On a bien eu la confirmation du lancement de cyberattaques russes le 29 mars sur le réseau Ukrtelecom, mais elles ont eu un impact limité et temporaire sur le réseau Internet.

L’appel au nouveau contingent de conscrits russes s’effectuera le 1er avril. Ils ne pourront, normalement, se porter volontaires pour servir en Ukraine que dans trois mois.

On assiste à une réduction du trafic militaire sur les voies ferrées russes,nouvel indice montrant que la plupart des unités encore disponibles en Russie ont été engagées.

Selon l’état-major ukrainien, trois GTIA (2000 hommes) formés de soldats d’Ossétie du Sud et d’Abkhazie ont été déployés dans le Donbass, ainsi qu’un millier de soldats de la société Wagner-Liga, selon le ministère de la Défense britannique. 

Une grande partie des équipements récupérés dans les stocks pour recompléter les unités russes s’avère inutilisable, par vieillissement, mais surtout parce que beaucoup d’éléments ont été vendus – comme l’électronique par exemple – au marché noir, symbole d’une corruption systémique de longue durée.

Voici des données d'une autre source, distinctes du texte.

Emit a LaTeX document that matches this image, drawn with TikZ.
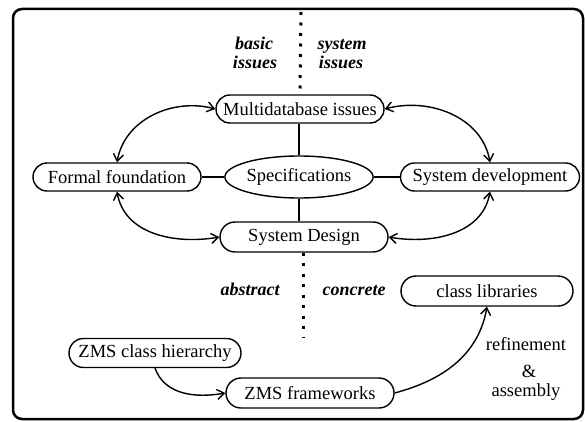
\documentclass[tikz,border=0pt]{standalone}
\usepackage{fontspec}
\setmainfont{Liberation Serif}
\usetikzlibrary{shapes.misc,shapes.geometric,arrows.meta}
\begin{document}
\begin{tikzpicture}[x=1pt,y=-1pt,
  box/.style={draw, rounded rectangle, line width=1.4pt, inner sep=0pt, minimum height=28pt, font=\fontsize{18.5}{20}\selectfont},
  ell/.style={draw, ellipse, line width=1.4pt, inner sep=0pt, font=\fontsize{18.5}{20}\selectfont},
  lbl/.style={font=\fontsize{18}{20}\selectfont\bfseries\itshape, inner sep=0pt, anchor=base, text depth=0pt},
  txt/.style={font=\fontsize{18.5}{20}\selectfont, inner sep=0pt, anchor=base},
  conn/.style={line width=1.4pt},
  barb/.tip={Straight Barb[length=7pt,width=10pt]},
  arr/.style={line width=1.4pt, barb-barb},
  arrone/.style={line width=1.4pt, -barb},
  dots/.style={line width=3pt, dash pattern=on 3pt off 7.5pt}]
\useasboundingbox (0,0) rectangle (585,422);
\draw[line width=2.5pt, rounded corners=9pt] (13,9) rectangle (583,419);

\node[box, minimum width=168pt] (md) at (300,109) {Multidatabase issues};
\node[box, minimum width=168pt] (ff) at (117,177) {Formal foundation};
\node[ell, minimum width=144pt, minimum height=42pt] (spec) at (299,177) {Specifications};
\node[box, minimum width=179pt] (sd) at (490,177) {System development};
\node[box, minimum width=168pt, minimum height=30pt] (sdes) at (304,237) {System Design};
\node[box, minimum width=172pt, minimum height=30pt] (cl) at (487,291) {class libraries};
\node[box, minimum width=172pt, minimum height=29pt] (zch) at (155,353) {ZMS class hierarchy};
\node[box, minimum width=168pt, minimum height=30pt] (zf) at (310,393) {ZMS frameworks};

\node[lbl] (b1) at (254,50) {basic};
\node[lbl] (b2) at (255,69) {issues};
\node[lbl] (s1) at (342,50) {system};
\node[lbl] (s2) at (341,69) {issues};
\node[lbl] (abs) at (250,295) {abstract};
\node[lbl] (con) at (354,295) {concrete};
\node[txt] (r1) at (526,350) {refinement};
\node[txt] (r2) at (529,377) {\&};
\node[txt] (r3) at (526,396) {assembly};

\coordinate (dtop) at (301,12);
\coordinate (dbot) at (303,337);
\draw[dots] (dtop) -- (md.north);
\draw[dots] (sdes.south -| dbot) -- (dbot);

\draw[conn] (md.south -| spec.north) -- (spec.north);
\draw[conn] (spec.south) -- (spec.south |- sdes.north);
\draw[conn] (ff.east) -- (spec.west);
\draw[conn] (spec.east) -- (sd.west);

\draw[arr] (md.west) to[out=165, in=80] (ff.north);
\draw[arr] (ff.south) to[out=-80, in=190] (sdes.west);
\draw[arr] (md.east) to[out=15, in=100] (sd.north);
\draw[arr] (sd.south) to[out=-100, in=-10] (sdes.east);
\draw[arrone] (zch.south) to[out=-70, in=190] (zf.west);
\draw[arrone] (zf.east) to[out=15, in=-100] (cl.south);
\end{tikzpicture}
\end{document}
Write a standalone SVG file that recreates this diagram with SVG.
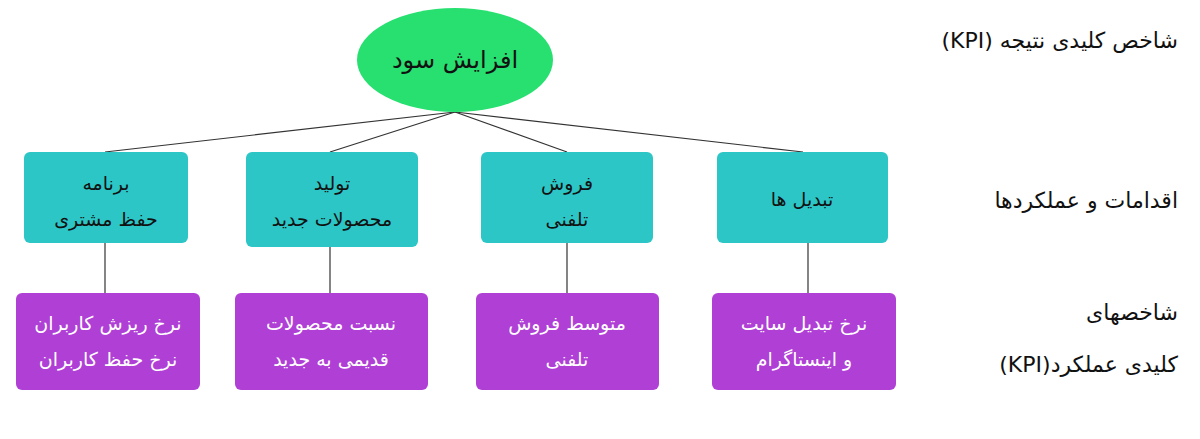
<svg xmlns="http://www.w3.org/2000/svg" width="1200" height="439" viewBox="0 0 1200 439">
<style>
text{font-family:"DejaVu Sans","Noto Sans",sans-serif;}
.t{fill:#2cc6c6;}
.p{fill:#b03fd6;}
.n{font-size:19px;fill:#111;text-anchor:middle;}
.w{font-size:19px;fill:#fff;text-anchor:middle;}
.r{font-size:22px;fill:#111;direction:rtl;text-anchor:start;}
.c{stroke:#333;stroke-width:1.2;fill:none;}
</style>
<rect width="1200" height="439" fill="#fff"/>
<g id="connectors">
<line class="c" x1="455" y1="112" x2="105" y2="152"/>
<line class="c" x1="455" y1="112" x2="330" y2="152"/>
<line class="c" x1="455" y1="112" x2="567" y2="152"/>
<line class="c" x1="455" y1="112" x2="803" y2="152"/>
<line class="c" x1="105" y1="243" x2="105" y2="293"/>
<line class="c" x1="330" y1="247" x2="330" y2="293"/>
<line class="c" x1="567" y1="243" x2="567" y2="293"/>
<line class="c" x1="808" y1="243" x2="808" y2="293"/>
</g>
<g id="root"><ellipse cx="455" cy="60" rx="98" ry="52" fill="#27e070"/><text class="n" x="455" y="68" font-size="24" style="font-size:24px">افزایش سود</text></g>
<g id="a1"><rect class="t" x="24" y="152" width="164" height="91" rx="6"/><text class="n" x="106" y="190">برنامه</text><text class="n" x="106" y="226">حفظ مشتری</text></g>
<g id="a2"><rect class="t" x="246" y="152" width="172" height="95" rx="6"/><text class="n" x="332" y="190">تولید</text><text class="n" x="332" y="226">محصولات جدید</text></g>
<g id="a3"><rect class="t" x="481" y="152" width="172" height="91" rx="6"/><text class="n" x="567" y="190">فروش</text><text class="n" x="567" y="226">تلفنی</text></g>
<g id="a4"><rect class="t" x="717" y="152" width="171" height="91" rx="6"/><text class="n" x="802" y="206">تبدیل ها</text></g>
<g id="k1"><rect class="p" x="16" y="293" width="184" height="97" rx="6"/><text class="w" x="108" y="330">نرخ ریزش کاربران</text><text class="w" x="108" y="366">نرخ حفظ کاربران</text></g>
<g id="k2"><rect class="p" x="235" y="293" width="193" height="97" rx="6"/><text class="w" x="331" y="330">نسبت محصولات</text><text class="w" x="331" y="366">قدیمی به جدید</text></g>
<g id="k3"><rect class="p" x="476" y="293" width="183" height="97" rx="6"/><text class="w" x="567" y="330">متوسط فروش</text><text class="w" x="567" y="366">تلفنی</text></g>
<g id="k4"><rect class="p" x="712" y="293" width="184" height="97" rx="6"/><text class="w" x="804" y="330">نرخ تبدیل سایت</text><text class="w" x="804" y="366">و اینستاگرام</text></g>
<g id="labels">
<text class="r" x="1178" y="48">شاخص کلیدی نتیجه (KPI)</text>
<text class="r" x="1178" y="208">اقدامات و عملکردها</text>
<text class="r" x="1178" y="320">شاخصهای</text>
<text class="r" x="1178" y="372">کلیدی عملکرد(KPI)</text>
</g>
</svg>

Le même phénomène existe du côté ukrainien, même s’il est légèrement mieux combattu – semble-t-il – depuis quelques années.

On voit apparaître un narratif expliquant l’échec russe à s’emparer de Kiev par l’idée d’une manœuvre visant à faire diversion par rapport à l’objectif principal, le Donbass. C’est évidemment totalement démenti par les faits. On ne fait pas diversion avec la majorité de ses forces, tout n’attaquant pas l’objectif initial. Sinon, on le fait avec la certitude de pouvoir déplacer beaucoup plus vite que l’adversaire ses forces vers l’objectif principal après avoir attiré l’ennemi vers le leurre. Or, dans ce cas, ce sont 5 armées russes et une bonne partie des forces aéroportées qui ont été fixées dans tout le Nord du pays alors que les forces Ukrainiennes du Donbass ont été peu mobilisées en dehors de cette zone. Au bout du compte, lorsque les attaques dans le Donbass ont commencé, ce sont les forces russes qui étaient insuffisantes, à l’exception de la région de Marioupol.

On peut expliquer la diffusion de ce discours par la nécessité de résoudre une dissonance cognitive. Quand on est persuadé que les Russes sont très forts et qu’on souhaite qu’ils le soient, il faut trouver une explication satisfaisante à ce qui n’est qu’un énorme échec. Ainsi, la défaite de l’armée française à Dien Bien Phu en Indochine en 1954, a été présentée par certains comme un « grand succès » parce que l’armée avait fixé et usé beaucoup de forces Viet-Minh.